I riti sono tanti e diversi per ogni regione, non ci sarebbe ne tempo lo spazio sufficiente per parlarne, mi limiterò a selezionare qualche ricetta del Menù tradizionale in uso nel pugliese e precisamente, nella zona a Sud di Otranto che comprende Uggiano, Minervino, e Cerfignano,
con l’aiuto della bellissima pubblicazione di Giorgio Creti - La cucina del Sud - Capone Editore

Si comincia con i pampasciuni
oju ‘citu e subito si passa a la
massa
cu li cauli
poi si servono i maccaruni
cu lu mele,

quindi i
ciciri cotti alla pignata

rape ndilissate
poi è la volta dello stoccapesce
tuttu paru,
delle bope
fritte o arrostite,
della frittura
di cavolfiori
e degli struffoli
e cartedhate
oggi sostituiti da zeppole di pasticceria.

per subbrataula finocchi crudi.
Al termine del convivio fine, quando ciascun santo torna a casa, riceve, oltre al cibo messo da parte durante il rito, un grosso pane casereccio, una grossa arancia e una bottiglia di vino.
Il pane è del tipo a ciambella, del peso fino a cinque, sei chili. Una volta a casa del santo il pane è affettato e distribuito a parenti ed amici come pane benedetto.

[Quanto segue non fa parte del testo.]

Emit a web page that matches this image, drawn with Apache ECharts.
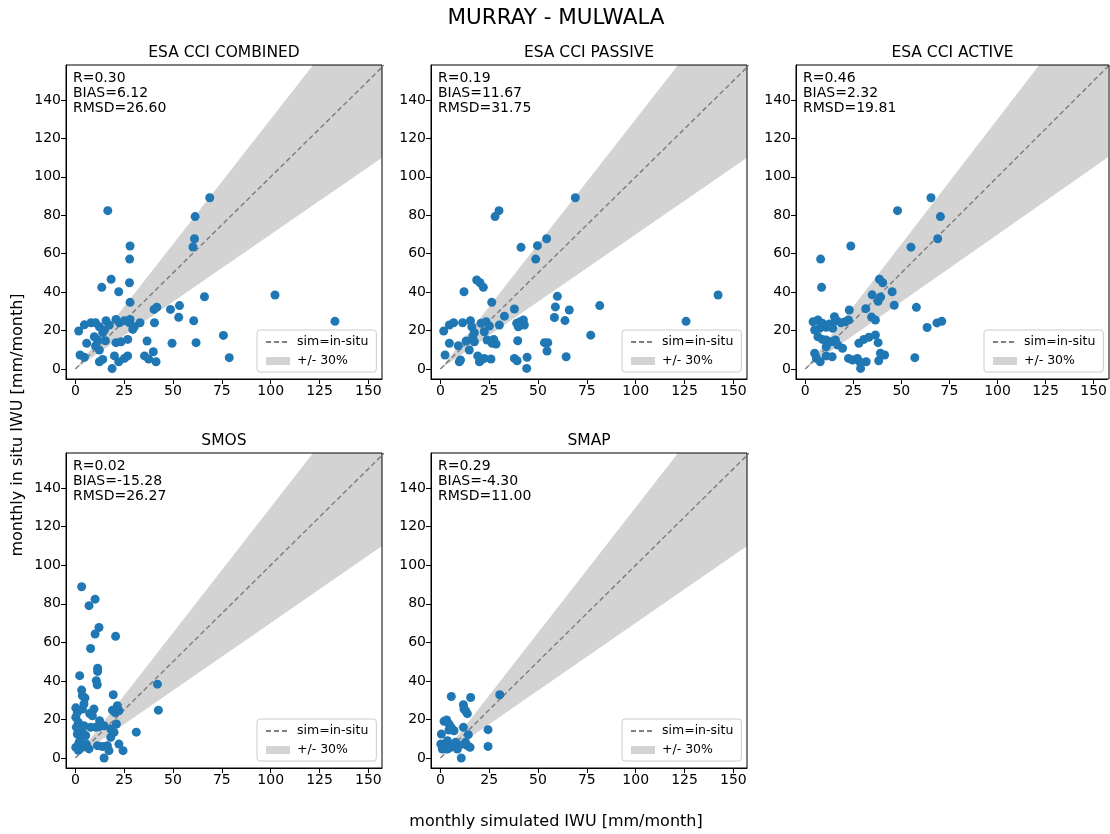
<!DOCTYPE html>
<html>
<head>
<meta charset="utf-8">
<script src="https://cdn.jsdelivr.net/npm/echarts@6/dist/echarts.min.js"></script>
<style>
html,body{margin:0;padding:0;background:#fff;}
#chart{width:1110px;height:834px;}
</style>
</head>
<body>
<div id="chart"></div>
<script>
// ---------------- DATA ----------------
const figureTitle = 'MURRAY - MULWALA';
const xAxisTitle = 'monthly simulated IWU [mm/month]';
const yAxisTitle = 'monthly in situ IWU [mm/month]';
const panelNames = ['ESA CCI COMBINED', 'ESA CCI PASSIVE', 'ESA CCI ACTIVE', 'SMOS', 'SMAP'];
const statR = ['0.30', '0.19', '0.46', '0.02', '0.29'];
const statBias = ['6.12', '11.67', '2.32', '-15.28', '-4.30'];
const statRmsd = ['26.60', '31.75', '19.81', '26.27', '11.00'];
const xTicks = [0, 25, 50, 75, 100, 125, 150];
const yTicks = [0, 20, 40, 60, 80, 100, 120, 140];
const identityX = [0, 160];
const bandLow = 0.7;
const bandHigh = 1.3;
const lineLegend = 'sim=in-situ';
const bandLegend = '+/- 30%';

const combinedPts = [[16.6,82.4],[68.8,89.1],[61.3,79.3],[61.0,67.8],[60.2,63.5],[28.0,64.0],[27.8,57.2],[18.3,46.7],[27.7,44.9],[13.5,42.5],[22.2,40.2],[66.1,37.6],[102.2,38.5],[28.0,34.7],[40.3,31.0],[41.7,32.2],[53.3,33.0],[48.7,31.0],[52.9,26.9],[60.6,25.1],[132.9,24.8],[40.5,24.1],[33.1,24.1],[1.7,19.8],[4.6,23.0],[8.0,24.1],[10.3,24.1],[12.3,22.0],[15.7,25.1],[14.9,20.3],[20.8,25.8],[22.5,24.1],[25.1,25.1],[27.7,24.1],[28.0,25.8],[30.2,22.0],[29.4,20.6],[17.4,22.9],[14.0,18.9],[9.7,16.8],[11.4,15.1],[15.4,14.7],[5.8,13.4],[20.8,13.7],[23.4,14.2],[26.8,15.4],[36.7,14.6],[49.5,13.4],[61.8,13.7],[75.8,17.5],[10.3,12.0],[12.3,9.9],[2.4,7.3],[4.6,6.1],[14.0,5.0],[12.3,3.8],[20.0,6.8],[22.2,3.8],[25.1,5.5],[26.8,6.8],[35.4,6.8],[39.9,9.0],[37.5,5.2],[41.3,3.8],[18.8,0.2],[78.8,5.9]];
const passivePts = [[69.1,89.1],[30.0,82.4],[28.0,79.3],[54.4,67.8],[49.7,64.2],[41.3,63.3],[48.8,57.2],[18.6,46.3],[20.3,44.9],[22.0,42.5],[12.1,40.2],[26.3,34.7],[59.9,37.8],[58.9,32.3],[81.6,33.0],[66.0,30.7],[142.2,38.5],[37.9,31.2],[32.8,27.5],[58.4,26.8],[63.8,25.2],[125.8,24.8],[77.0,17.6],[39.1,23.8],[40.8,24.6],[42.5,25.5],[39.9,22.0],[43.0,22.9],[30.2,22.9],[1.7,19.8],[4.6,22.9],[6.8,24.1],[11.4,24.1],[15.4,25.1],[16.1,22.0],[20.8,23.8],[23.4,24.6],[25.1,22.4],[22.5,19.4],[17.4,18.9],[16.6,16.8],[17.4,14.2],[13.2,14.6],[9.2,12.1],[4.6,13.4],[23.9,15.1],[27.3,15.4],[28.5,13.0],[26.5,13.4],[39.6,14.7],[53.3,13.7],[55.0,13.7],[54.6,9.4],[64.4,6.4],[44.4,6.1],[44.2,0.3],[37.9,5.5],[39.3,4.3],[2.4,7.3],[10.3,4.7],[9.7,3.8],[19.1,6.8],[20.8,4.7],[22.5,5.5],[20.0,3.8],[25.9,5.2],[14.8,9.9]];
const activePts = [[65.4,89.1],[48.0,82.4],[70.3,79.3],[68.9,67.8],[55.0,63.4],[23.7,64.0],[8.0,57.2],[8.5,42.5],[38.6,46.7],[40.3,44.9],[45.2,40.2],[34.8,38.6],[37.9,35.2],[39.2,37.5],[46.3,33.2],[57.8,32.1],[31.5,31.4],[22.9,30.7],[34.5,27.0],[36.5,25.5],[63.4,21.6],[68.5,24.0],[71.0,24.8],[57.0,5.9],[4.1,24.6],[6.6,25.5],[8.9,23.8],[7.5,21.2],[4.9,20.3],[10.9,21.7],[12.6,23.4],[15.2,27.2],[16.4,25.1],[18.6,24.1],[20.8,24.6],[22.5,25.5],[14.3,21.2],[6.6,16.8],[8.9,15.4],[10.9,15.1],[13.5,14.2],[15.7,15.1],[16.9,12.5],[19.4,10.8],[10.9,11.6],[4.9,8.2],[5.8,5.5],[7.8,3.8],[10.9,6.8],[14.0,6.4],[22.5,5.5],[24.6,4.7],[27.1,5.5],[28.3,3.8],[28.8,0.3],[31.7,3.8],[27.9,13.4],[30.5,15.4],[33.1,16.5],[36.5,17.7],[37.9,13.7],[39.1,8.2],[41.3,7.3],[38.2,4.3]];
const smosPts = [[3.2,88.8],[10.1,82.4],[7.0,79.0],[12.1,67.7],[10.1,64.3],[20.6,63.1],[7.8,56.8],[11.4,46.6],[11.4,44.9],[10.7,40.1],[11.2,38.0],[2.2,42.7],[42.0,38.3],[3.2,35.2],[3.6,32.3],[4.9,31.1],[19.4,32.8],[42.5,24.8],[0.2,26.0],[1.0,23.6],[0.2,21.1],[1.5,18.5],[4.4,28.0],[3.6,25.4],[7.3,23.1],[9.5,25.4],[8.7,21.9],[19.0,24.8],[21.5,27.1],[22.3,24.5],[20.3,23.6],[12.4,19.3],[21.0,17.6],[18.1,15.0],[19.8,13.3],[18.1,10.7],[4.4,16.7],[7.8,15.9],[10.4,15.9],[12.1,16.2],[14.7,16.7],[31.2,13.4],[1.0,12.4],[3.6,13.3],[2.7,10.7],[5.3,11.6],[1.9,8.1],[0.2,5.5],[3.2,5.5],[5.6,7.2],[7.0,4.7],[11.3,6.4],[13.8,5.9],[16.4,6.4],[17.2,3.8],[22.3,7.2],[24.4,3.8],[14.7,0.0],[1.5,4.0],[0.5,16.0]];
const smapPts = [[5.6,31.9],[15.5,31.4],[30.4,32.8],[11.8,27.6],[12.9,24.5],[13.8,23.0],[12.1,25.4],[1.9,19.0],[3.2,19.7],[4.4,17.6],[6.1,15.0],[7.0,14.1],[4.4,14.5],[5.3,16.1],[0.5,12.4],[11.8,15.9],[14.3,12.1],[24.4,14.7],[24.4,6.0],[0.2,7.2],[1.9,6.4],[1.0,4.6],[3.6,4.6],[2.7,7.2],[5.3,5.5],[8.7,4.6],[9.5,6.4],[12.1,7.2],[13.8,6.4],[15.2,5.5],[12.9,8.1],[7.8,8.1],[10.7,0.0],[3.6,9.0]];
const panelPoints = [combinedPts, passivePts, activePts, smosPts, smapPts];

// ---------------- LAYOUT / STYLE ----------------
const FONT = 'DejaVu Sans';
const grids = [
  {left: 66, top: 65, width: 316, height: 314},
  {left: 431, top: 65, width: 316, height: 314},
  {left: 796, top: 65, width: 313, height: 314},
  {left: 66, top: 453, width: 316, height: 315},
  {left: 431, top: 453, width: 316, height: 315}
];
const xRange = [-4.8, 157];
const yRange = [-5.2, 158.2];
const dotColor = '#1f77b4';
const bandColor = '#d3d3d3';
const lineColor = '#808080';

const chart = echarts.init(document.getElementById('chart'), null, {renderer: 'canvas'});

const option = {
  backgroundColor: '#ffffff',
  animation: false,
  textStyle: {fontFamily: FONT},
  grid: grids.map(g => ({left: g.left, top: g.top, width: g.width, height: g.height, containLabel: false})),
  xAxis: grids.map((g, i) => ({
    type: 'value', gridIndex: i, min: xRange[0], max: xRange[1],
    axisLine: {show: true, onZero: false, lineStyle: {color: '#000', width: 1}},
    axisTick: {show: true, length: 5, customValues: xTicks, lineStyle: {color: '#000', width: 1}},
    axisLabel: {customValues: xTicks, color: '#000', fontSize: 14, fontFamily: FONT, margin: 5, showMinLabel: true, showMaxLabel: true},
    splitLine: {show: false}
  })),
  yAxis: grids.map((g, i) => ({
    type: 'value', gridIndex: i, min: yRange[0], max: yRange[1],
    axisLine: {show: true, onZero: false, lineStyle: {color: '#000', width: 1}},
    axisTick: {show: true, length: 5, customValues: yTicks, lineStyle: {color: '#000', width: 1}},
    axisLabel: {customValues: yTicks, color: '#000', fontSize: 14, fontFamily: FONT, margin: 5},
    splitLine: {show: false}
  })),
  legend: grids.map(g => ({
    orient: 'vertical',
    left: g.left + g.width - 125,
    top: g.top + g.height - 49,
    padding: [5, 8, 4, 8],
    itemGap: 5,
    itemWidth: 24,
    itemHeight: 8,
    backgroundColor: 'rgba(255,255,255,0.8)',
    borderColor: '#cccccc',
    borderWidth: 1,
    borderRadius: 3,
    selectedMode: false,
    textStyle: {fontFamily: FONT, fontSize: 12.5, color: '#000', lineHeight: 14, padding: [0, 0, 0, 2]},
    data: [{name: lineLegend, itemStyle: {opacity: 0}}, {name: bandLegend, icon: 'rect'}]
  })),
  series: [],
  graphic: []
};

panelPoints.forEach((pts, i) => {
  const bandData = identityX.map(x => [x, bandLow * x, bandHigh * x]);
  option.series.push({
    type: 'custom',
    name: bandLegend,
    xAxisIndex: i, yAxisIndex: i,
    clip: true,
    z: 1,
    itemStyle: {color: bandColor},
    data: bandData,
    encode: {x: 0, y: [1, 2]},
    renderItem: function (params, api) {
      if (params.dataIndex !== 0) return null;
      const up = bandData.map(d => api.coord([d[0], d[2]]));
      const lo = bandData.map(d => api.coord([d[0], d[1]])).reverse();
      return {type: 'polygon', shape: {points: up.concat(lo)}, style: {fill: bandColor}};
    }
  });
  option.series.push({
    type: 'line',
    name: lineLegend,
    xAxisIndex: i, yAxisIndex: i,
    data: identityX.map(x => [x, x]),
    symbol: 'none',
    clip: true,
    z: 2,
    lineStyle: {color: lineColor, width: 1.5, type: [5, 3]},
    itemStyle: {color: lineColor}
  });
  option.series.push({
    type: 'scatter',
    name: panelNames[i],
    xAxisIndex: i, yAxisIndex: i,
    data: pts,
    symbol: 'circle',
    symbolSize: 9,
    z: 3,
    itemStyle: {color: dotColor, opacity: 1}
  });
  const g = grids[i];
  option.graphic.push({
    type: 'text', left: g.left + 7, top: g.top + 6, z: 50,
    style: {text: 'R=' + statR[i] + '\nBIAS=' + statBias[i] + '\nRMSD=' + statRmsd[i],
            font: '14px "' + FONT + '"', fill: '#000', lineHeight: 15}
  });
  option.graphic.push({
    type: 'text', x: g.left + g.width / 2, y: g.top - 12, z: 50,
    style: {text: panelNames[i], font: '15.5px "' + FONT + '"', fill: '#000', align: 'center', verticalAlign: 'middle'}
  });
  option.graphic.push({
    type: 'rect', z: 60, silent: true,
    shape: {x: g.left, y: g.top, width: g.width, height: g.height},
    style: {fill: 'none', stroke: '#000', lineWidth: 1}
  });
});

option.graphic.push({
  type: 'text', x: 556, y: 18, z: 50,
  style: {text: figureTitle, font: '21.5px "' + FONT + '"', fill: '#000', align: 'center', verticalAlign: 'middle'}
});
option.graphic.push({
  type: 'text', x: 556, y: 822, z: 50,
  style: {text: xAxisTitle, font: '16px "' + FONT + '"', fill: '#000', align: 'center', verticalAlign: 'middle'}
});
option.graphic.push({
  type: 'text', x: 18, y: 425, rotation: Math.PI / 2, z: 50,
  style: {text: yAxisTitle, font: '16px "' + FONT + '"', fill: '#000', align: 'center', verticalAlign: 'middle'}
});

chart.setOption(option);
</script>
</body>
</html>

A Genova la ricorrenza è molto sentita, a giudicare anche dalle leggende che riguardano Varazze, Prà e Pegli, e dalla fondazione in rione Portoria di un Conservatorio per la tutela delle Joseffine, come furon chiamate le giovani figlie di San Giuseppe, orfane o abbandonate, cui la Chiesa offriva un ricovero a salvaguardia. Le frittelle originano dalle frictilia romane, che friggevano nello strutto. In Italia assumono diversi nomi: cenci, frappe, chiacchiere, bugie, crostoli, nastri, coccarde, mirulin… Sono tipicissime ad esempio della Val Bormida savonese, classicamente con uvetta (bagnata nel rhum) e zucchero a velo. Chiamate in dialetto “frisceu co-o zibibbo”, impiegavano in origine l’uva nera di Corinto, e solo successivamente quella sultanina (turca). Profumate grazie alla cannella, l’acqua frizzante dell’impasto le gonfia golosamente. Ottimale un abbinamento con DOC Golfo del Tigullio moscato, che con un po’ d’effervescenza “sgrassi” la bocca, ma anticamente si apriva non senza solennità la piccola scorta di moscatello di Taggia. Per San Giuseppe si friggevano anche fiori d’acacia (con tutto il grappolo), pampalà (primule selvatiche), robinie e foglie fresche di limone, uso purtroppo oramai perduto.